GIVEN REQUEST ▸ Give only the number of lines where "this" occurs.

DATASET ROWS ▸
___
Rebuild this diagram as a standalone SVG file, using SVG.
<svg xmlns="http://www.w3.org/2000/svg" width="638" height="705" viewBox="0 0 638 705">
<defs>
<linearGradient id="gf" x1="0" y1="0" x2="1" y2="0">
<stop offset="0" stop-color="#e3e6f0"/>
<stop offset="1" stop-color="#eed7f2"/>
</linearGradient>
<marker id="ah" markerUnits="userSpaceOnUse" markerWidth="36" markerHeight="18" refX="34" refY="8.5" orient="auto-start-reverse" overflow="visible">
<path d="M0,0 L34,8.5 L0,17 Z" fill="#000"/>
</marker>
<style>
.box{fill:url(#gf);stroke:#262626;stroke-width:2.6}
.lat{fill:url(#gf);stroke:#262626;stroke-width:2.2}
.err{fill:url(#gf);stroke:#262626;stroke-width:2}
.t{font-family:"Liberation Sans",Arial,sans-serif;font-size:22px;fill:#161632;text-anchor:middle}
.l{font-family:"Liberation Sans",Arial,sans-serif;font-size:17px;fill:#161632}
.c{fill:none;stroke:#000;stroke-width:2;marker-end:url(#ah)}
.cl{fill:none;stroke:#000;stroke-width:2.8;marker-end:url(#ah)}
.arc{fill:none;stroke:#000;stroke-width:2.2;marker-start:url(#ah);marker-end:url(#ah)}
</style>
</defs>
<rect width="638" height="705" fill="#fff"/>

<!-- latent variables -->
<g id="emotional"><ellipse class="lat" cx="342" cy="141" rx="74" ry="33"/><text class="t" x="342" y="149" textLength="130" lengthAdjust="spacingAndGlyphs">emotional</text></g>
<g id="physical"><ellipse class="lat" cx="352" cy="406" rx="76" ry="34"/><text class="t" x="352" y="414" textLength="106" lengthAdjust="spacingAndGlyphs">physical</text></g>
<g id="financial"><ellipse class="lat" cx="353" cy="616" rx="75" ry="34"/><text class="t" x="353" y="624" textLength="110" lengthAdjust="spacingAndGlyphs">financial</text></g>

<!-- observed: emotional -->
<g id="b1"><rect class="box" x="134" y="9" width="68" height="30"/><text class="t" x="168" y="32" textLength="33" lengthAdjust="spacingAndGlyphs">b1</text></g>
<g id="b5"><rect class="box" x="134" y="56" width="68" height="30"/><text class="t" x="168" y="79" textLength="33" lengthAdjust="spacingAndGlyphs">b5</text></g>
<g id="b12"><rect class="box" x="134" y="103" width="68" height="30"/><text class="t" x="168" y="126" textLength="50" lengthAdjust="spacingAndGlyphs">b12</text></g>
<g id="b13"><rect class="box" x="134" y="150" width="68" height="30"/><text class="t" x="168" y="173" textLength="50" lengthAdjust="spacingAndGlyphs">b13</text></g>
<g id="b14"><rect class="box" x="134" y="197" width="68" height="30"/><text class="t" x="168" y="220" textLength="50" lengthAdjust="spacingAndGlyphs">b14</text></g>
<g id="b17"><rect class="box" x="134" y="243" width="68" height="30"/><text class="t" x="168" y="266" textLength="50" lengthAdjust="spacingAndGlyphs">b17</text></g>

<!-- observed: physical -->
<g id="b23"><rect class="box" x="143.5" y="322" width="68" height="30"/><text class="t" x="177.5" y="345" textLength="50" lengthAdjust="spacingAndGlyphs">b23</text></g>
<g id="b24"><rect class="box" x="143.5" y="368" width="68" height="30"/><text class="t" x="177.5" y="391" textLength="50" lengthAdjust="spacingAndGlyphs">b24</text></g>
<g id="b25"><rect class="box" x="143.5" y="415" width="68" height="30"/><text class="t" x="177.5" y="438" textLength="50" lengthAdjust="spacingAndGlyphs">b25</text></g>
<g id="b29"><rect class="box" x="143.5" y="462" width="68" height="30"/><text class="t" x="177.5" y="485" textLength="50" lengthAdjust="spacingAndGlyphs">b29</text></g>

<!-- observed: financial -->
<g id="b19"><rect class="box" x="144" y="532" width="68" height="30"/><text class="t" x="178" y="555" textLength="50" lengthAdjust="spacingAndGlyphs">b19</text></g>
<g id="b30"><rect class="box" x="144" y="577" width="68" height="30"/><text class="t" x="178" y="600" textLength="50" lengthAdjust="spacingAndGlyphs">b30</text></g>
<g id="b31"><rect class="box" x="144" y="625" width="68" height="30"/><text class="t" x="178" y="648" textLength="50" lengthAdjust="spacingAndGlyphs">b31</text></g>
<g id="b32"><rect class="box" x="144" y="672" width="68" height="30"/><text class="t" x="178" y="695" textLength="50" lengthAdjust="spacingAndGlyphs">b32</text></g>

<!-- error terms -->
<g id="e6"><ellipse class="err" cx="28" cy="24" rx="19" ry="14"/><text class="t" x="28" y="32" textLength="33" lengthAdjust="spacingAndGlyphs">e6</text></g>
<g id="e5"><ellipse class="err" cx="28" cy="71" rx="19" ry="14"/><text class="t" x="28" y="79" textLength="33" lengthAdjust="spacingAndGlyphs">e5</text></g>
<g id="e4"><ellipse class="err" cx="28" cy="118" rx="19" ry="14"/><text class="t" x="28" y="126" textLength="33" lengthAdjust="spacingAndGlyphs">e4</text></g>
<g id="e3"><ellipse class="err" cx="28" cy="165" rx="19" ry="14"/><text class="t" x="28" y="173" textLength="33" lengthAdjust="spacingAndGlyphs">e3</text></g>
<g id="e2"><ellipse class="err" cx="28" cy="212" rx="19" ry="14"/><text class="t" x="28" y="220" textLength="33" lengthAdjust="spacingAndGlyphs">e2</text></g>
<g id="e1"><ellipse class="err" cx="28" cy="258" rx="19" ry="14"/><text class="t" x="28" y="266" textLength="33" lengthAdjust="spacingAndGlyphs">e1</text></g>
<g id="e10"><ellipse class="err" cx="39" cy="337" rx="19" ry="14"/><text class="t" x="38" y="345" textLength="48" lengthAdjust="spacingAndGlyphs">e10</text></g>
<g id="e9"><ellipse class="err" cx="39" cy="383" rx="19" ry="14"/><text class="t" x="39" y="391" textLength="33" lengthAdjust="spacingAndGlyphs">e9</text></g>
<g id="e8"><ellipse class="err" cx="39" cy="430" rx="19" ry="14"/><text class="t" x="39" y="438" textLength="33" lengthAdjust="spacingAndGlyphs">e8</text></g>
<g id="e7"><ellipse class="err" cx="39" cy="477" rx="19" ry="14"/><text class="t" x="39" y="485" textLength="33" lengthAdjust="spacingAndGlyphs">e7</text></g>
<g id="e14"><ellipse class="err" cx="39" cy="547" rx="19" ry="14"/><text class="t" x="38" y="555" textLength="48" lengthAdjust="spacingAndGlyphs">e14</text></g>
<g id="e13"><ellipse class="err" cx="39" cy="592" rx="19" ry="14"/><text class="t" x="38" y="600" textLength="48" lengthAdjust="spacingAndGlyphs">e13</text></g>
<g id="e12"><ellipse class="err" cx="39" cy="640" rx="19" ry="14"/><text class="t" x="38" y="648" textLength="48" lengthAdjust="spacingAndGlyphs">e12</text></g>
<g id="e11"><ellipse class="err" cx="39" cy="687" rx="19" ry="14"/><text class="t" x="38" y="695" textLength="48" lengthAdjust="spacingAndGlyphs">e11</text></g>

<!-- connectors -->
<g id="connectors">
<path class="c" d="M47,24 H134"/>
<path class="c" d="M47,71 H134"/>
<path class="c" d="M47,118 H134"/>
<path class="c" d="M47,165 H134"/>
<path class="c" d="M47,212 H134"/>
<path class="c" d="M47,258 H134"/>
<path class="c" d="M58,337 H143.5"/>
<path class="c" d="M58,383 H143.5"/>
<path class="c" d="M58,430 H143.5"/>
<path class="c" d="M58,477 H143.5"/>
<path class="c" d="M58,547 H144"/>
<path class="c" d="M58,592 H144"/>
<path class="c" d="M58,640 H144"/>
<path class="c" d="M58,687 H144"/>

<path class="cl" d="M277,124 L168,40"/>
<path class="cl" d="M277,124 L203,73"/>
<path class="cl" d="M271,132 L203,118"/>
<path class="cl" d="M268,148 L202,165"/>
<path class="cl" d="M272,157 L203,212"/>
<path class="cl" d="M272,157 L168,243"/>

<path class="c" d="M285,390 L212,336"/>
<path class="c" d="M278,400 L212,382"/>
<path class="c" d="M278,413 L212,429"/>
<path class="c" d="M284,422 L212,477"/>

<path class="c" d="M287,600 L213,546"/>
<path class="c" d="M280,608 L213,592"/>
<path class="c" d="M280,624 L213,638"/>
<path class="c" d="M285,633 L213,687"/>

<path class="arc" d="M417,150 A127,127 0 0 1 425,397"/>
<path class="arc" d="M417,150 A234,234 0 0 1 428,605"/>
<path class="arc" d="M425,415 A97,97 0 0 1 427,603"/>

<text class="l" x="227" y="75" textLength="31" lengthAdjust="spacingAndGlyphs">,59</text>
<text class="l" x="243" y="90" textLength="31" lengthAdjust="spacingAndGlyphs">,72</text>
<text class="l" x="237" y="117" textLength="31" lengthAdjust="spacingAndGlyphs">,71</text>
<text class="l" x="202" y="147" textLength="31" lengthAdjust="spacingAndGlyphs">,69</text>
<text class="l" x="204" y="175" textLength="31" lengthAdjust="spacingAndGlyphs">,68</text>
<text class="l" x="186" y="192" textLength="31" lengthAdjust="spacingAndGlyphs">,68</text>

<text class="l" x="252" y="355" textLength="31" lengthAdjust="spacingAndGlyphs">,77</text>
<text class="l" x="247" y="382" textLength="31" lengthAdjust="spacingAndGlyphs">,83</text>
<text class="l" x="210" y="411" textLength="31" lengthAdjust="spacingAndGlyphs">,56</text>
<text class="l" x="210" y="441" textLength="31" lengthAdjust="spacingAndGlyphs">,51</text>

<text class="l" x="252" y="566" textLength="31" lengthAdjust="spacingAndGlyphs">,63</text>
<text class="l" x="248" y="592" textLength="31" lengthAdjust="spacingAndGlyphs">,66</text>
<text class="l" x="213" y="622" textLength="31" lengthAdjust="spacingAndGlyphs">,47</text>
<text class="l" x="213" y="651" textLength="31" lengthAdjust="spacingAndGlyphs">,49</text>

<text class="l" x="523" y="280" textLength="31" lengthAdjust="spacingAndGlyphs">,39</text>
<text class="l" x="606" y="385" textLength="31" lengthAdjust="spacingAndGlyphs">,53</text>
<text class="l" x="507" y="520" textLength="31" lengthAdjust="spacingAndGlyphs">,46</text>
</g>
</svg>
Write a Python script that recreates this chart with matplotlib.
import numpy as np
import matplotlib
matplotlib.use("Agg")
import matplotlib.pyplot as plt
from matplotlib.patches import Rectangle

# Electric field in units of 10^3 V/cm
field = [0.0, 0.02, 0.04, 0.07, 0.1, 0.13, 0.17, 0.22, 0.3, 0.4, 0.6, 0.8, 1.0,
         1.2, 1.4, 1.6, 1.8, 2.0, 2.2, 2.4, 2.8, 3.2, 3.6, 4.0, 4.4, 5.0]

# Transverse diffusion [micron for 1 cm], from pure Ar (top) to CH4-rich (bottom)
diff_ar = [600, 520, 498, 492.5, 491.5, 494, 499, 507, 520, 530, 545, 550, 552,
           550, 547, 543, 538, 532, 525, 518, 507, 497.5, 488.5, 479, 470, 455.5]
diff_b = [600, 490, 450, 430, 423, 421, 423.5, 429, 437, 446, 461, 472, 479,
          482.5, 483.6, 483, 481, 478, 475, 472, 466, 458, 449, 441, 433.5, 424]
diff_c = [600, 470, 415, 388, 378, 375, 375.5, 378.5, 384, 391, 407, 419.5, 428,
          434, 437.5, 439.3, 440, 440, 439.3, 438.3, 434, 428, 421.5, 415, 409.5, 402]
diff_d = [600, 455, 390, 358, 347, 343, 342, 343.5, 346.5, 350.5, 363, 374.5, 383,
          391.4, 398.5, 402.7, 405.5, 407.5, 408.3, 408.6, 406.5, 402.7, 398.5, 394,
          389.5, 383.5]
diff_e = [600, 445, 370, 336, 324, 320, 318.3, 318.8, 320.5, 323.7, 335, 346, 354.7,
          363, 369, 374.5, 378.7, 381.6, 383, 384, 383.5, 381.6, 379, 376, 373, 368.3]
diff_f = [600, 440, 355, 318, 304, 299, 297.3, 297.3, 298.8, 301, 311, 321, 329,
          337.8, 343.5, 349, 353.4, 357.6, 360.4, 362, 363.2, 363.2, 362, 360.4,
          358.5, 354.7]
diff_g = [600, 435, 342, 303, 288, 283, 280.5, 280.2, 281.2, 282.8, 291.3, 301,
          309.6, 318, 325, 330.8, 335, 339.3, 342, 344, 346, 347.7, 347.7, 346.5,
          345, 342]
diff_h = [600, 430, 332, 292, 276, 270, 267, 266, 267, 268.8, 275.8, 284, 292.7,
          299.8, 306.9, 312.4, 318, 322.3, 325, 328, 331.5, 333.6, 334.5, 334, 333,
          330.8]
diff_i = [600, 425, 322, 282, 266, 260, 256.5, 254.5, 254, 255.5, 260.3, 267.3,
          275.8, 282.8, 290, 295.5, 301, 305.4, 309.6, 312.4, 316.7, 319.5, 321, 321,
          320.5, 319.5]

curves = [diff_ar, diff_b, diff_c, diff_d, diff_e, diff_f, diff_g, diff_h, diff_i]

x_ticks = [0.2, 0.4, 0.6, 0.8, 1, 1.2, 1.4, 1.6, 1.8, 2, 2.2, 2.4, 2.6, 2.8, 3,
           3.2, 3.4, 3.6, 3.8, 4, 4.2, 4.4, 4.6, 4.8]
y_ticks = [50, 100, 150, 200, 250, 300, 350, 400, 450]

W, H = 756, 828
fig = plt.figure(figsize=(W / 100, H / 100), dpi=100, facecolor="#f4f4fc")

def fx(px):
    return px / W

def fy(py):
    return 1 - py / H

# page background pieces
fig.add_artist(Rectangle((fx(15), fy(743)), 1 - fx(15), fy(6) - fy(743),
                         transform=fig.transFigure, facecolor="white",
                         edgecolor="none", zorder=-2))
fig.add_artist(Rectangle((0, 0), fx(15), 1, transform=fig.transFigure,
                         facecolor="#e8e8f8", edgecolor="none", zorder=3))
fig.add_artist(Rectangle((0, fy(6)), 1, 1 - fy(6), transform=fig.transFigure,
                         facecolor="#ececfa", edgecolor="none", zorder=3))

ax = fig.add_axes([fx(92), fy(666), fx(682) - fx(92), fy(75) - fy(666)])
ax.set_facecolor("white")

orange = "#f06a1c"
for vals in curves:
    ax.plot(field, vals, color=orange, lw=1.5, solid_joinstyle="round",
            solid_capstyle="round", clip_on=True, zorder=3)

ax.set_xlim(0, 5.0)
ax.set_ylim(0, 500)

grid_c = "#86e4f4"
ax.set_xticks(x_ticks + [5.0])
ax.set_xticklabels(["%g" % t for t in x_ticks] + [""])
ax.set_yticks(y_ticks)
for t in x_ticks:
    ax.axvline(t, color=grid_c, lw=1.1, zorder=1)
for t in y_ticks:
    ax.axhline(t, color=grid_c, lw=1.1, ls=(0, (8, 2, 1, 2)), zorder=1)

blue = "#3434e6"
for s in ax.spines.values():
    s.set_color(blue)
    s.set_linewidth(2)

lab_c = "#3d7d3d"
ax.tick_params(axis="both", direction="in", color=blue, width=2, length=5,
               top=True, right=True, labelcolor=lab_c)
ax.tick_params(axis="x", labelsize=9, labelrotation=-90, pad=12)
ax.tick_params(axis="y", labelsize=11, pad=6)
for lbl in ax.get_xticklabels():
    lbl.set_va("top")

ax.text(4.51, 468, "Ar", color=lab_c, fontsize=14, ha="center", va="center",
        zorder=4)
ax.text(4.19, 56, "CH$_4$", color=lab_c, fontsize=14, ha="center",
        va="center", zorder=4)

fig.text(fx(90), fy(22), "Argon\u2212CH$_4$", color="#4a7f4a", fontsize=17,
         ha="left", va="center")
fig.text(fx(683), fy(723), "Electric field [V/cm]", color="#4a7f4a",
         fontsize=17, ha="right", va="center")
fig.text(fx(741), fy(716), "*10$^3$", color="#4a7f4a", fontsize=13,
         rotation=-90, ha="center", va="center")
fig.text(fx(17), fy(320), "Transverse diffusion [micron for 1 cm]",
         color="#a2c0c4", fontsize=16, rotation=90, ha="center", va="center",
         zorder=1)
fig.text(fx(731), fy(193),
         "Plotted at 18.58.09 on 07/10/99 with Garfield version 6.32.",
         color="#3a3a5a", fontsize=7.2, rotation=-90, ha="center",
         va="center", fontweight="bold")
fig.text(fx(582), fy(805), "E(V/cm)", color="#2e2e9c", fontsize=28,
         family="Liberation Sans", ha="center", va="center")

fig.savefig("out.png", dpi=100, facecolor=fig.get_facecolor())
___
CORRECT RESULT ▸ 2